Signs of second largest black hole in the Milky Way
Astronomers assume that this possible “intermediate mass” black hole is a key to understanding the birth of supermassive black holes located in the centers of galaxies.
Astronomers using the Nobeyama 45-meter radio telescope have detected signs of an invisible black hole with a mass of 100,000 times the mass of the Sun around the center of the Milky Way. The team assumes that this possible “intermediate mass” black hole is a key to understanding the birth of the supermassive black holes located in the centers of galaxies.
A team of astronomers led by Tomoharu Oka from Keio University in Japan has found an enigmatic gas cloud called CO-0.40-0.22, only 200 light-years away from the center of the Milky Way. What makes CO-0.40-0.22 unusual is its surprisingly wide velocity dispersion: The cloud contains gas with a very wide range of speeds. The team found this mysterious feature with two radio telescopes, the Nobeyama 45-m telescope in Japan and the ASTE telescope in Chile, both operated by the National Astronomical Observatory of Japan.
To investigate the detailed structure, the team observed CO-0.40-0.22 with the Nobeyama 45-m telescope again to obtain 21 emission lines from 18 molecules. The results show that the cloud has an elliptical shape and consists of two components: a compact but low density component with a very wide velocity dispersion of 62 miles per second (100 km/s) and a dense component extending 10 light-years with a narrow velocity dispersion.

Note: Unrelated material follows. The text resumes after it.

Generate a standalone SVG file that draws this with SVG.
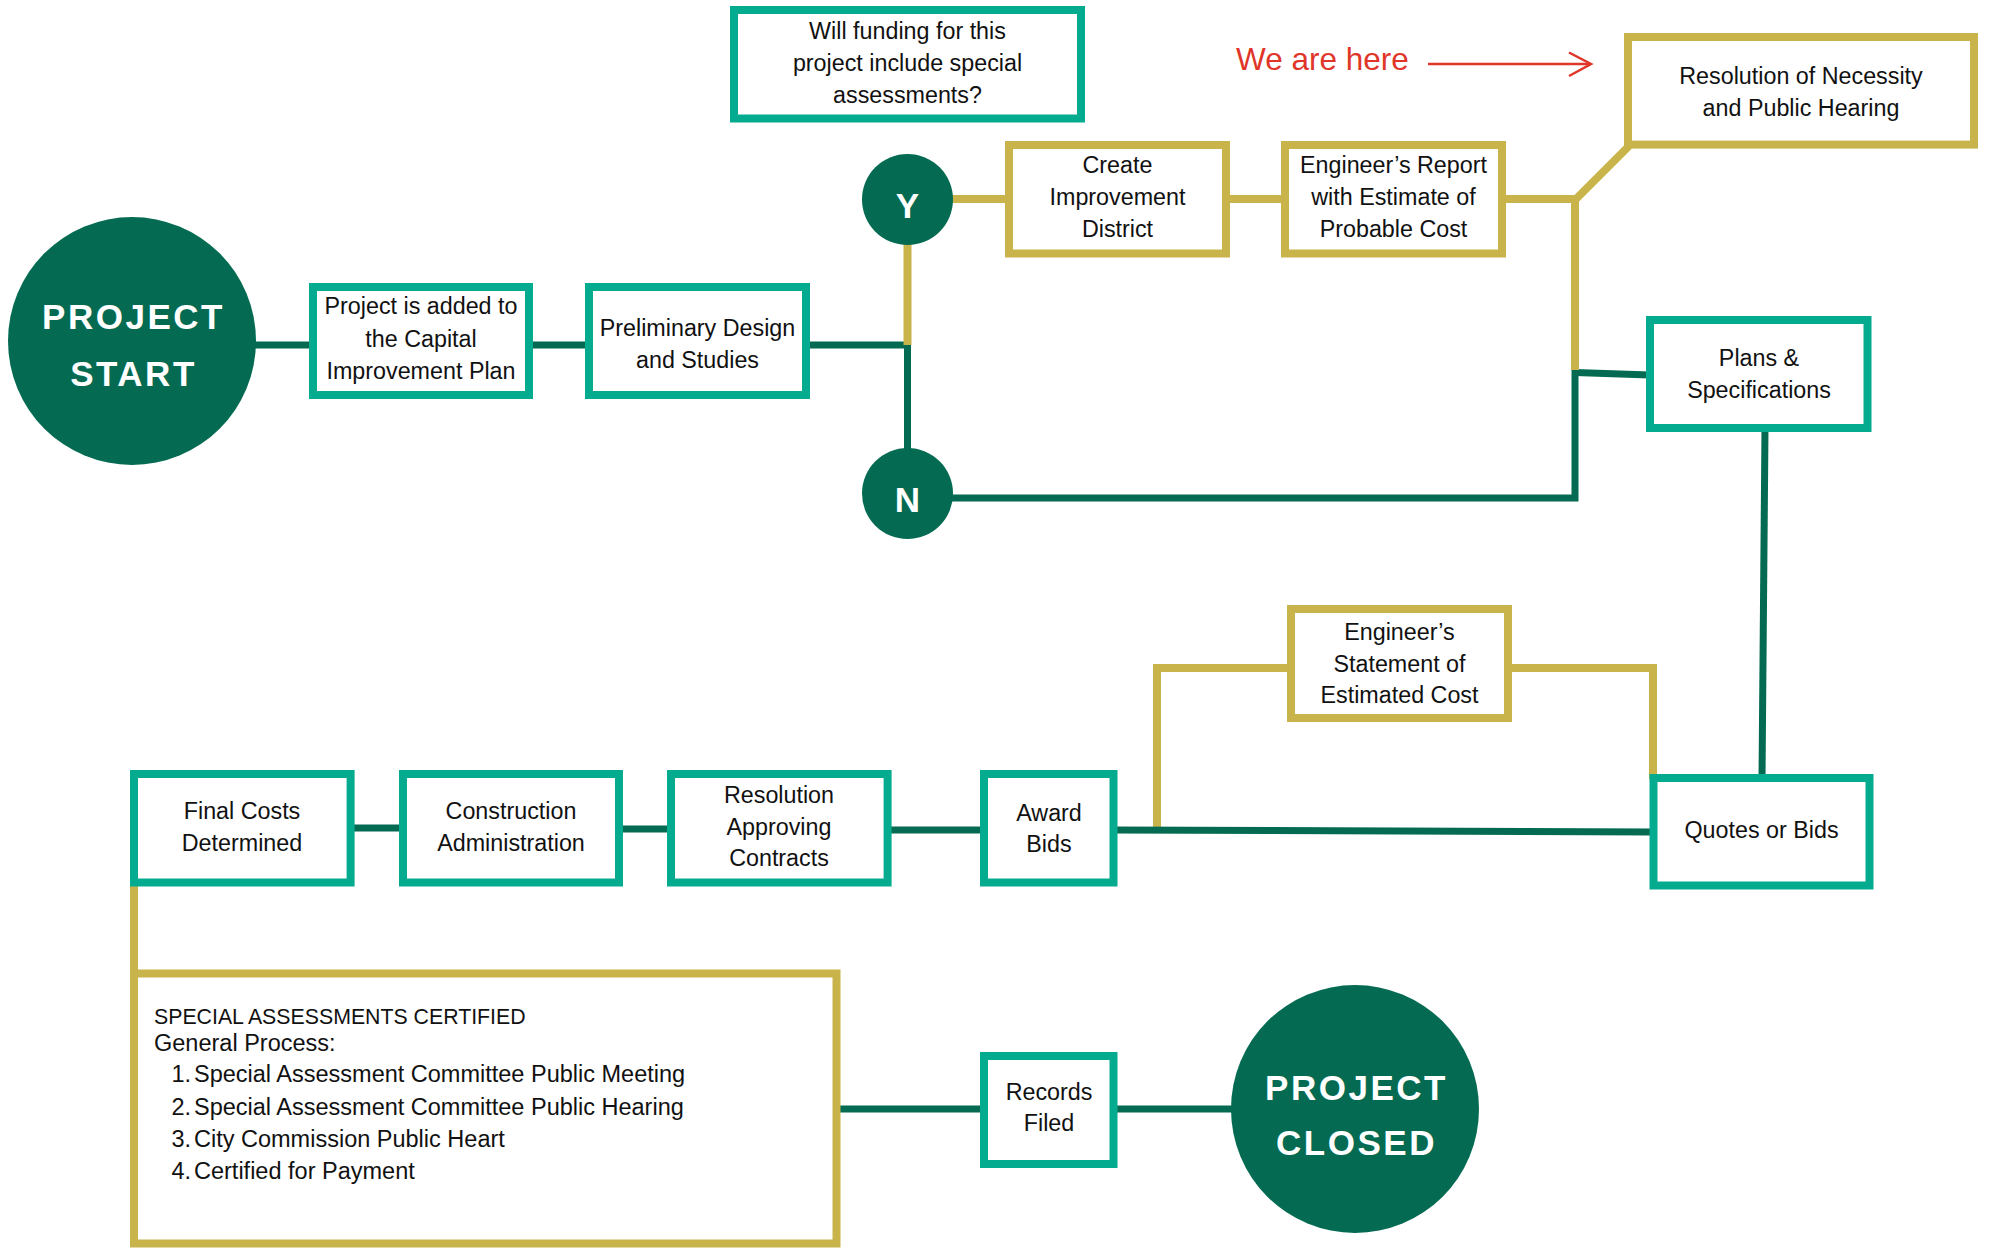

What makes this velocity dispersion so wide? There are no holes inside of the cloud. Also, X-ray and infrared observations did not find any compact objects. These features indicate that the velocity dispersion is not caused by a local energy input, such as supernova explosions.
The team performed a simple simulation of gas clouds flung by a strong gravity source. In the simulation, the gas clouds are first attracted by the source and their speeds increase as they approach it, reaching maximum at the closest point to the object. After that, the clouds continue past the object and their speeds decrease. The team found that a model using a gravity source with 100,000 times the mass of the Sun inside an area with a radius of 0.3 light-year provided the best fit to the observed data. “Considering the fact that no compact objects are seen in X-ray or infrared observations,” Ok, said “as far as we know, the best candidate for the compact massive object is a black hole.”

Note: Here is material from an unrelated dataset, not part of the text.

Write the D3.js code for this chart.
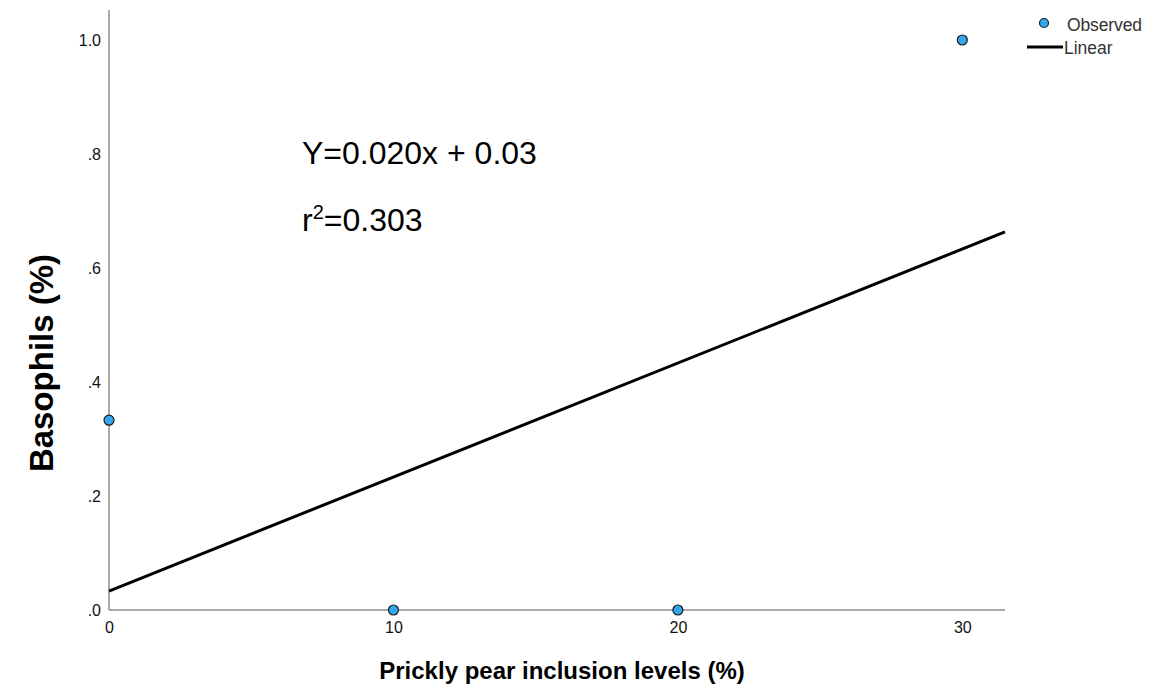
<!DOCTYPE html>
<html>
<head>
<meta charset="utf-8">
<script src="https://cdn.jsdelivr.net/npm/d3@7"></script>
<style>
  body { margin: 0; background: #fff; }
  text { font-family: Arial, "Liberation Sans", sans-serif; }
</style>
</head>
<body>
<svg id="chart" width="1153" height="691"></svg>
<script>
// observed points
var levels = [0, 10, 20, 30]
var basophils = [0.333, 0, 0, 1.0]

// fitted line, y = a + b x
var slope = 0.020
var intercept = 0.0333

var xTicks = [0, 10, 20, 30]
var yTicks = [0, 0.2, 0.4, 0.6, 0.8, 1.0]
var yTickLabels = [".0", ".2", ".4", ".6", ".8", "1.0"]

var svg = d3.select("#chart")
var m = { left: 109, right: 1005, top: 10, bottom: 610 }

var x = d3.scaleLinear().domain([0, 31.5]).range([m.left, m.right])
var y = d3.scaleLinear().domain([0, 1]).range([m.bottom, 40])

var font = "Arial, 'Liberation Sans', sans-serif"

// axes
var xAxis = svg.append("g")
  .attr("transform", "translate(0," + m.bottom + ")")
  .call(d3.axisBottom(x).tickValues(xTicks).tickSize(0).tickPadding(12).tickFormat(d3.format("d")))
xAxis.select(".domain").attr("stroke", "#8c8c8c").attr("stroke-width", 1.5)
  .attr("d", "M" + m.left + ",0H" + m.right)
xAxis.selectAll("text").attr("font-size", 16).attr("fill", "#111")
  .attr("font-family", font)

var yAxis = svg.append("g")
  .attr("transform", "translate(" + m.left + ",0)")
  .call(d3.axisLeft(y).tickValues(yTicks).tickSize(0).tickPadding(8)
    .tickFormat(function(d, i) { return yTickLabels[i] }))
yAxis.select(".domain").attr("stroke", "#8c8c8c").attr("stroke-width", 1.5)
  .attr("d", "M0," + m.top + "V" + m.bottom)
yAxis.selectAll("text").attr("font-size", 16).attr("fill", "#111")
  .attr("font-family", font)

// regression line
svg.append("line")
  .attr("x1", x(0)).attr("y1", y(intercept))
  .attr("x2", x(31.5)).attr("y2", y(intercept + slope * 31.5))
  .attr("stroke", "#000").attr("stroke-width", 3)

// points
svg.append("g").selectAll("circle")
  .data(levels)
  .join("circle")
  .attr("cx", function(d) { return x(d) })
  .attr("cy", function(d, i) { return y(basophils[i]) })
  .attr("r", 5)
  .attr("fill", "#33a6f0")
  .attr("stroke", "#1a1a1a")
  .attr("stroke-width", 1.2)

// equation
svg.append("text").attr("x", 302).attr("y", 164)
  .attr("font-size", 32).attr("fill", "#000")
  .text("Y=0.020x + 0.03")
var r2 = svg.append("text").attr("x", 302).attr("y", 231)
  .attr("font-size", 32).attr("fill", "#000")
r2.append("tspan").text("r")
r2.append("tspan").attr("font-size", 20).attr("dy", -12).text("2")
r2.append("tspan").attr("dy", 12).text("=0.303")

// axis titles
svg.append("text")
  .attr("x", 562).attr("y", 679)
  .attr("text-anchor", "middle")
  .attr("font-size", 24).attr("font-weight", "bold")
  .text("Prickly pear inclusion levels (%)")

svg.append("text")
  .attr("transform", "translate(53,363) rotate(-90)")
  .attr("text-anchor", "middle")
  .attr("font-size", 33).attr("font-weight", "bold")
  .text("Basophils (%)")

// legend
var legend = svg.append("g")
legend.append("circle").attr("cx", 1044).attr("cy", 23).attr("r", 4.5)
  .attr("fill", "#33a6f0").attr("stroke", "#1a1a1a").attr("stroke-width", 1.2)
legend.append("text").attr("x", 1067).attr("y", 31)
  .attr("font-size", 17.5).attr("fill", "#333").attr("textLength", 75)
  .text("Observed")
legend.append("line").attr("x1", 1027).attr("x2", 1063).attr("y1", 47).attr("y2", 47)
  .attr("stroke", "#000").attr("stroke-width", 3)
legend.append("text").attr("x", 1064).attr("y", 54)
  .attr("font-size", 17.5).attr("fill", "#333")
  .text("Linear")
</script>
</body>
</html>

If that is the case, this is the first detection of an intermediate mass black hole. Astronomers already know about two sizes of black holes: stellar-mass black holes, formed after the gigantic explosions of massive stars and supermassive black holes (SMBH) often found at the centers of galaxies. The mass of SMBH ranges from several million to billions of times the mass of the Sun. A number of SMBHs have been found, but no one knows how the SMBHs are formed. One idea is that they are formed from mergers of many intermediate mass black holes. But this raises a problem because so far no firm observational evidence for intermediate mass black holes has been found. If the cloud CO-0.40-0.22, located only 200 light-years away from Sgr A* — the 4 million solar mass SMBH at the center of the Milky Way — contains an intermediate mass black hole, it might support the intermediate mass black hole merger scenario of SMBH evolution.

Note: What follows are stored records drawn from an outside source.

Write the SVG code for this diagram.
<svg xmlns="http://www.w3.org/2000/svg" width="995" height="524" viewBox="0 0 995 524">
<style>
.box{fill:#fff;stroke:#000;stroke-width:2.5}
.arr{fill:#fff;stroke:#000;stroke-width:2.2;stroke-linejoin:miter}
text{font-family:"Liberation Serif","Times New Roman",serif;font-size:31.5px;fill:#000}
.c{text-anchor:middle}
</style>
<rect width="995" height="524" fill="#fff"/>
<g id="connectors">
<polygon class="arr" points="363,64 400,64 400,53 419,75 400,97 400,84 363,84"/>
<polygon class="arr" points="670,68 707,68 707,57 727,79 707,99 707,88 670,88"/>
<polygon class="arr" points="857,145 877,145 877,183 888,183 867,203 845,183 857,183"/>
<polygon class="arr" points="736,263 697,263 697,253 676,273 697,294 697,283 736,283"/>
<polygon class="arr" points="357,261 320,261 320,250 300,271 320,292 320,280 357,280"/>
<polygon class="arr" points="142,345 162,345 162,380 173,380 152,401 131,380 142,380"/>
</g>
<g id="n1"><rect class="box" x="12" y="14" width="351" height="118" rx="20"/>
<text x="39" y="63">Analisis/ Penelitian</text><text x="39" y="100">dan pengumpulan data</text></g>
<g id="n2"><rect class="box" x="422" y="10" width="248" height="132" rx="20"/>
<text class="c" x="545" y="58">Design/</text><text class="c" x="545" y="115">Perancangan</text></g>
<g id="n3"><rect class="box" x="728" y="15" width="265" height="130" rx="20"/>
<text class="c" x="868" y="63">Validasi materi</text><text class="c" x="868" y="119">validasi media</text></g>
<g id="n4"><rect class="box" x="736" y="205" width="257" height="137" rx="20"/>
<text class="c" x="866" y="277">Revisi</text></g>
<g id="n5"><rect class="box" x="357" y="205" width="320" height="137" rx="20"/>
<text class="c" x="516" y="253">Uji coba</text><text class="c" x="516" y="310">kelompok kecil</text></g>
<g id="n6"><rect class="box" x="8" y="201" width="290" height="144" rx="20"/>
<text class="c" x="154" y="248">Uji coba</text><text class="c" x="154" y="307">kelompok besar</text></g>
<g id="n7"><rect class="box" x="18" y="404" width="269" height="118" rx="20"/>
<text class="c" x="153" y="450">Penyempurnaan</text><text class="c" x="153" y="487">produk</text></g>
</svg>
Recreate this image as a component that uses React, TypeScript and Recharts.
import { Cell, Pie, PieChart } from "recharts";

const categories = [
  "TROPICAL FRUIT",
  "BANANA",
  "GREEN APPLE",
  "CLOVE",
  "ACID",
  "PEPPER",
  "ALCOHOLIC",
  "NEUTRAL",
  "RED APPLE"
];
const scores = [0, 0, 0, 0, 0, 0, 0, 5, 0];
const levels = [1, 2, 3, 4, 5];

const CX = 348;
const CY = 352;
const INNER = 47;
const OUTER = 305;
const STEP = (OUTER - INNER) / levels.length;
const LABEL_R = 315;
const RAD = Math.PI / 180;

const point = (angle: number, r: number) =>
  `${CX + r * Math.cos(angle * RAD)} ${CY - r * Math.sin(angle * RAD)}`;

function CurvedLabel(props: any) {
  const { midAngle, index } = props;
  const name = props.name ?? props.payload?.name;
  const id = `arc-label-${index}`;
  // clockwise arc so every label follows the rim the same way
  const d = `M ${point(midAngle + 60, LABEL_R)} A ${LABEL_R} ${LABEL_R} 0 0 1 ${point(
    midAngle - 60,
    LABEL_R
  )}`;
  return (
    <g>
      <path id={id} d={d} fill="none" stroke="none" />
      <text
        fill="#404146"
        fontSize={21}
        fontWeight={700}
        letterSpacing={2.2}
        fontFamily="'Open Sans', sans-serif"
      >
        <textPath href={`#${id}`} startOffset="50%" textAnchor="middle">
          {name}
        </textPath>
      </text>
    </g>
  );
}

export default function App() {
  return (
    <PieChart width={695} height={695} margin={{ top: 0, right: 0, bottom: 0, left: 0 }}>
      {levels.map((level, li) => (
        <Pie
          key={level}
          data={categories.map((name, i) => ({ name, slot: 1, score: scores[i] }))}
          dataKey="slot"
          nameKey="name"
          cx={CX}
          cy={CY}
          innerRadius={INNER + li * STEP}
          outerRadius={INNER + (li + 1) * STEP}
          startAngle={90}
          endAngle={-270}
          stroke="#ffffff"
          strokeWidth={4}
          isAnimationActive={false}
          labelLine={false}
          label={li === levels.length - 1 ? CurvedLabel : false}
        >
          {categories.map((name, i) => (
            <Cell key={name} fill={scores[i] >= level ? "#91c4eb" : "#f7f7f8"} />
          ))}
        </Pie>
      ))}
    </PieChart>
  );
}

These results open a new way to search for black holes with radio telescopes. Recent observations have revealed that there are a number of wide-velocity-dispersion compact clouds similar to CO-0.40-0.22. The team proposes that some of those clouds might contain black holes. A study suggested that there are 100 million black holes in the Milky Way Galaxy, but X-ray observations have only found dozens so far. Most of the black holes may be “dark” and difficult to see directly at any wavelength. “Investigations of gas motion with radio telescopes may provide a complementary way to search for dark black holes,” said Oka. “The ongoing wide-area survey observations of the Milky Way with the Nobeyama 45-m telescope and high-resolution observations of nearby galaxies using the Atacama Large Millimeter/submillimeter Array have the potential to increase the number of black hole candidates dramatically.”